■ TASK DESCRIPTION:
Repeat, exactly and only, the lines from the beginning of the data through the line with "Pie, Cell, Legend". Pictures are left out.

(Dataset records)
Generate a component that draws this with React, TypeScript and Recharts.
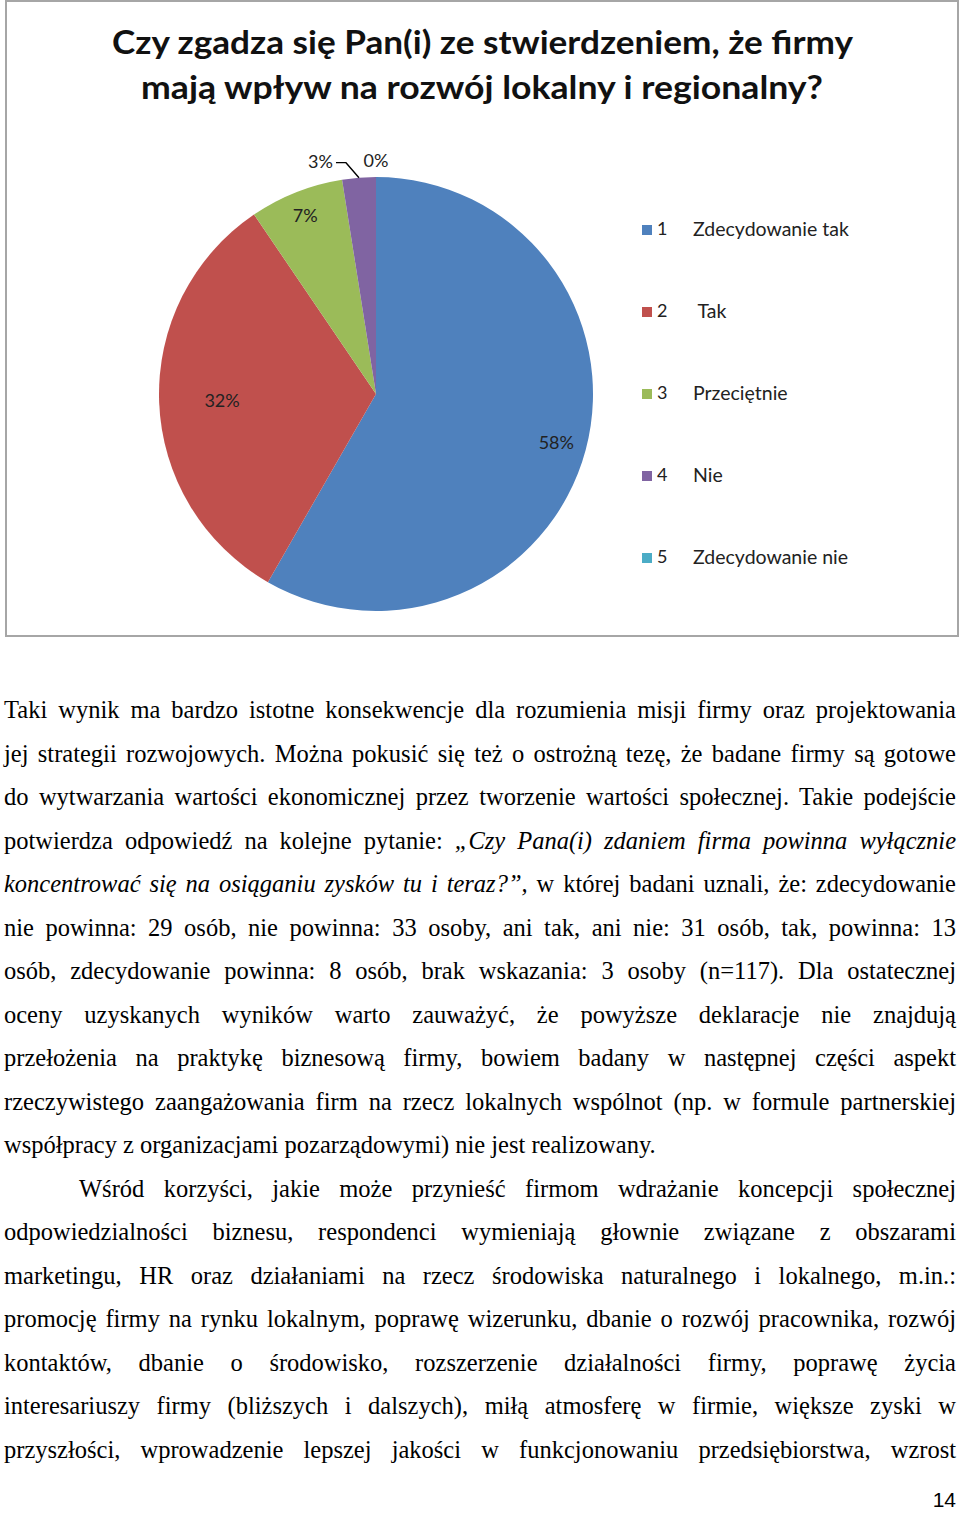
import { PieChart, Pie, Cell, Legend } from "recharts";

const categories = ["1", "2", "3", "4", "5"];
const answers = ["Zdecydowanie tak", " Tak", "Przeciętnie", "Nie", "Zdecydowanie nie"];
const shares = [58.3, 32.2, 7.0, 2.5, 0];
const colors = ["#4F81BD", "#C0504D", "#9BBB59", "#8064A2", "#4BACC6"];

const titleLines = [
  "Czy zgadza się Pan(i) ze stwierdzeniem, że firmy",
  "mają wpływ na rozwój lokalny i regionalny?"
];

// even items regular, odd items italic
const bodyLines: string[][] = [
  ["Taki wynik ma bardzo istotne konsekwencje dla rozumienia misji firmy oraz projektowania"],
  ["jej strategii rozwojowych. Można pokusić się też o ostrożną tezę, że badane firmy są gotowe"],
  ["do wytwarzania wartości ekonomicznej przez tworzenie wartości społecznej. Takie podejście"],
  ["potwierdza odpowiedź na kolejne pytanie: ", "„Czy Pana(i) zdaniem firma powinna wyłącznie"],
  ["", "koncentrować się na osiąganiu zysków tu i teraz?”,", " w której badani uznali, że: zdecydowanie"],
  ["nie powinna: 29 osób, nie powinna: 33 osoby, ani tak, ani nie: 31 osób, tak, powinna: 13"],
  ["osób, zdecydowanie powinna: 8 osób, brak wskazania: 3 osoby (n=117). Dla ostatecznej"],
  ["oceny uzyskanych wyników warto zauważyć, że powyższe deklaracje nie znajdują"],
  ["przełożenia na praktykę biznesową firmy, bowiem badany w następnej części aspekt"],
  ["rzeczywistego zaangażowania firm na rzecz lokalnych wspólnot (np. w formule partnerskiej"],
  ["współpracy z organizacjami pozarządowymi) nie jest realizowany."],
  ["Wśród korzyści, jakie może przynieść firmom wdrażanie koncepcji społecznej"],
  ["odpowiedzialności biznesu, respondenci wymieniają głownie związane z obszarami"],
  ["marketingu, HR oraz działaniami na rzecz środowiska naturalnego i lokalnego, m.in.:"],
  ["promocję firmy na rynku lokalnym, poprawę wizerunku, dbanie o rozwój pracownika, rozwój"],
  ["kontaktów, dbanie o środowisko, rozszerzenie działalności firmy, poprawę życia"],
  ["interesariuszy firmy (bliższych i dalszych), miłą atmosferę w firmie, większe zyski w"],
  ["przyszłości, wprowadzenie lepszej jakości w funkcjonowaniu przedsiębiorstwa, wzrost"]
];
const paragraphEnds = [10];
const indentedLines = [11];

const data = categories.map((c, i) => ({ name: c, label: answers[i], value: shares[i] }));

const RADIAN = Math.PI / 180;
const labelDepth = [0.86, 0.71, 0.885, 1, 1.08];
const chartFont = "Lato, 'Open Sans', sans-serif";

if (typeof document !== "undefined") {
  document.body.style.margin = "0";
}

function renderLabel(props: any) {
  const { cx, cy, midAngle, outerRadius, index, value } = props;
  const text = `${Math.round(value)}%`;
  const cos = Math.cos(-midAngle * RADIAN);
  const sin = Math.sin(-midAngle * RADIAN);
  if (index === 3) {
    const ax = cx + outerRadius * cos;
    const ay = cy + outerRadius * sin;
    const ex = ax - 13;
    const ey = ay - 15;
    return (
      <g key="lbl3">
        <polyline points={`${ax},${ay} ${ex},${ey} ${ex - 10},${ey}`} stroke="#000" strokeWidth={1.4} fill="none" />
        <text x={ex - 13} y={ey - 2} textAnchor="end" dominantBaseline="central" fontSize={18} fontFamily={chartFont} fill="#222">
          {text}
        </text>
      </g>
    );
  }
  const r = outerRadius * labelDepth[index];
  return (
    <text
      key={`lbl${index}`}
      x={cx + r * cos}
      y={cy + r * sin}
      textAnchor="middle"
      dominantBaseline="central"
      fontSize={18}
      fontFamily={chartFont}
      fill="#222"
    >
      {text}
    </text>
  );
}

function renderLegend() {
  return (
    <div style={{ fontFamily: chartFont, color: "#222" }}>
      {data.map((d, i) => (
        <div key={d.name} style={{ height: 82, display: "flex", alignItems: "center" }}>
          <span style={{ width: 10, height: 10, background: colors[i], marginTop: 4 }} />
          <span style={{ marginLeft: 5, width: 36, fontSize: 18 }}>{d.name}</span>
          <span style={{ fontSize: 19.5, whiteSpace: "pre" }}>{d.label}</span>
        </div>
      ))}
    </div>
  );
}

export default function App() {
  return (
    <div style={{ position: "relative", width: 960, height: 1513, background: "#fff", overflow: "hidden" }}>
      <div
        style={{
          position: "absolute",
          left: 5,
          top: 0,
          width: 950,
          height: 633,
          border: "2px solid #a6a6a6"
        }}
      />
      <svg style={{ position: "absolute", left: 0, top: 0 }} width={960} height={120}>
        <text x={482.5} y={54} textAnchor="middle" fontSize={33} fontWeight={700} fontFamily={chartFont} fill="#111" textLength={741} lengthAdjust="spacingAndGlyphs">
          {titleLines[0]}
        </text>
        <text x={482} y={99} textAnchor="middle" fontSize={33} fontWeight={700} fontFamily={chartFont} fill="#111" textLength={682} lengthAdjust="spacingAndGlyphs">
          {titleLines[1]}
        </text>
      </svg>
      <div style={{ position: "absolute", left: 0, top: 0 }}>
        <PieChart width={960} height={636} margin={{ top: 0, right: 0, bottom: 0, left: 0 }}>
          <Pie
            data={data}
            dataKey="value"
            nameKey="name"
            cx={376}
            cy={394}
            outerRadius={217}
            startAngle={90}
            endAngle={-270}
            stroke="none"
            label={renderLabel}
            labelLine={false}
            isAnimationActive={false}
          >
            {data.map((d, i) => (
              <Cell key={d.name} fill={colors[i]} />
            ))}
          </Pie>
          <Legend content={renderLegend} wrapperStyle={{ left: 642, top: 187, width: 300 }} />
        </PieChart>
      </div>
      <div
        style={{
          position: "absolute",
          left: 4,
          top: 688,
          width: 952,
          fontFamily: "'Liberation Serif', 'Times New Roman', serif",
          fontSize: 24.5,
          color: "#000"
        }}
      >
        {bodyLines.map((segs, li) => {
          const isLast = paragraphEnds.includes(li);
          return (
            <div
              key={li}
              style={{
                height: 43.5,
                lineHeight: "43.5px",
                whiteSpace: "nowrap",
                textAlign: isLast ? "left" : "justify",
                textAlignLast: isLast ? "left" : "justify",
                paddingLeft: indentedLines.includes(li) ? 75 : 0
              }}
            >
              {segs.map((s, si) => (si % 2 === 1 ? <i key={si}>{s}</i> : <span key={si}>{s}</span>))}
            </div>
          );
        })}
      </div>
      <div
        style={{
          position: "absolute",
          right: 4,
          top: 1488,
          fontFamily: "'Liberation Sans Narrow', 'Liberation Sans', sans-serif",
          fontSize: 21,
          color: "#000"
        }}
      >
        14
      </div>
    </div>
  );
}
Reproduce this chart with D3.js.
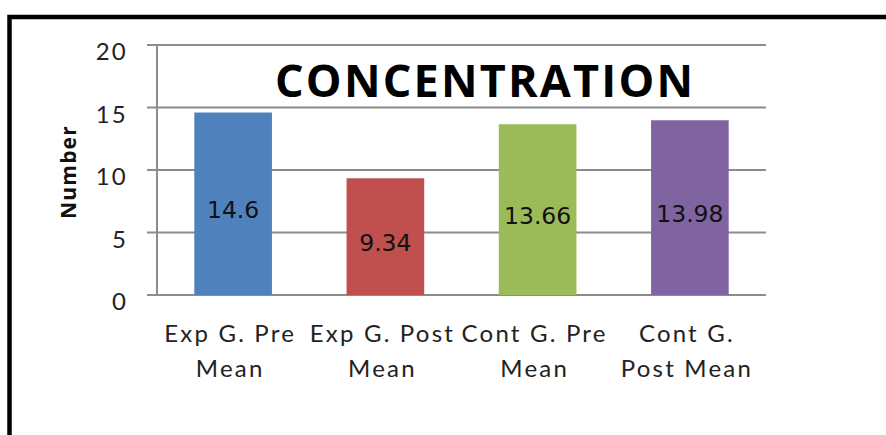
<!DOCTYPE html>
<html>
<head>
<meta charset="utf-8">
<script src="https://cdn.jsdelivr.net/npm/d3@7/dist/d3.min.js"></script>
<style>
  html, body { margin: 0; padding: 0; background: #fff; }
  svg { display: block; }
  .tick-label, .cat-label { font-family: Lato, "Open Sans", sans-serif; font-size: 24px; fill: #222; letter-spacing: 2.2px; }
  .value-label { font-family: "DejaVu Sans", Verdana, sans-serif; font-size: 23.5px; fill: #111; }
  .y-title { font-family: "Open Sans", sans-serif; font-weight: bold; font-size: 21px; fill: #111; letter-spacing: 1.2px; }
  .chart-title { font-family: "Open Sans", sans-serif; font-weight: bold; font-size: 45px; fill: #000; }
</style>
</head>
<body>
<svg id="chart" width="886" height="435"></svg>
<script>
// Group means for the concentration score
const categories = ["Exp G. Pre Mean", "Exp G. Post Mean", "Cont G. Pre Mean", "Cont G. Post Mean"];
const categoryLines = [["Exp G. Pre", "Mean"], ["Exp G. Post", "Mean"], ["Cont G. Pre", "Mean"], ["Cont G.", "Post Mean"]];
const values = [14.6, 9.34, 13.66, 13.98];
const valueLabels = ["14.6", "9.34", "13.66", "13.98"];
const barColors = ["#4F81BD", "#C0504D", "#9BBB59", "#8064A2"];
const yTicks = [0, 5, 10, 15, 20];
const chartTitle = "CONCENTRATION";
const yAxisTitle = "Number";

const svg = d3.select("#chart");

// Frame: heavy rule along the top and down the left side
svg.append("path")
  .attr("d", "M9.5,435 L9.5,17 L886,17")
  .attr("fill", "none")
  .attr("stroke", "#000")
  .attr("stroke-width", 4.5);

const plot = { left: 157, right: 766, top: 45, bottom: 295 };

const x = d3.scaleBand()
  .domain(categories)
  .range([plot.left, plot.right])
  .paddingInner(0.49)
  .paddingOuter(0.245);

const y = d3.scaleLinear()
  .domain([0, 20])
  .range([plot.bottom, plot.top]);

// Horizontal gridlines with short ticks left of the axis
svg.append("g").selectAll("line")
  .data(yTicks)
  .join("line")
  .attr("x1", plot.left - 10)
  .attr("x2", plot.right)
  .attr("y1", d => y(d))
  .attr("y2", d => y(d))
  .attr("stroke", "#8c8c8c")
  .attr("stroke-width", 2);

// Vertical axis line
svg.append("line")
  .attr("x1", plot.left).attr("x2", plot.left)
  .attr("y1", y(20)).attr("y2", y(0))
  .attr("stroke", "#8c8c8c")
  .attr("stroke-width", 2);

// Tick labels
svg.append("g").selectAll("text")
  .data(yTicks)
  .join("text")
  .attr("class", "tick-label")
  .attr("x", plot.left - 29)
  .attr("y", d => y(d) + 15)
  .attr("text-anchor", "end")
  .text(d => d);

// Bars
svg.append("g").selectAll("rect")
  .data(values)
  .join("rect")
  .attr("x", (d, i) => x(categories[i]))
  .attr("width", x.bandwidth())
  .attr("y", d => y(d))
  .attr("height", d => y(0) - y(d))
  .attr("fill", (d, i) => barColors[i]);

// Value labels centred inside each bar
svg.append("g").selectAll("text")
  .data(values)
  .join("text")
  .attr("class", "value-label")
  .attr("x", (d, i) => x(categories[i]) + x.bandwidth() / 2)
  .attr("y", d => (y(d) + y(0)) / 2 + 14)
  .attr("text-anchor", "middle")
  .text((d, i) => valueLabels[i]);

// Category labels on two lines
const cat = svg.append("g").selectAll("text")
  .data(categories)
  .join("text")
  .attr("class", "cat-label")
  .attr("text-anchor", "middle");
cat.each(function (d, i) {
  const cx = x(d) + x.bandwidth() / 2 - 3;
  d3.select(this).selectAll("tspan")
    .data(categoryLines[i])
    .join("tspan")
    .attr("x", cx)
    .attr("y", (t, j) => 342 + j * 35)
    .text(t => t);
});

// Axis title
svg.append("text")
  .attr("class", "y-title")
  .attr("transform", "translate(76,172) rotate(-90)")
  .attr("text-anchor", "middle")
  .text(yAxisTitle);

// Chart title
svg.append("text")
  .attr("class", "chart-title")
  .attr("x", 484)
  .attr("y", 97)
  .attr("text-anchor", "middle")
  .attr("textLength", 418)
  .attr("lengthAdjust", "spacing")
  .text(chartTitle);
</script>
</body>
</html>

■ EXERCISE SOLUTION:
Generate a component that draws this with React, TypeScript and Recharts.
import { PieChart, Pie, Cell, Legend } from "recharts";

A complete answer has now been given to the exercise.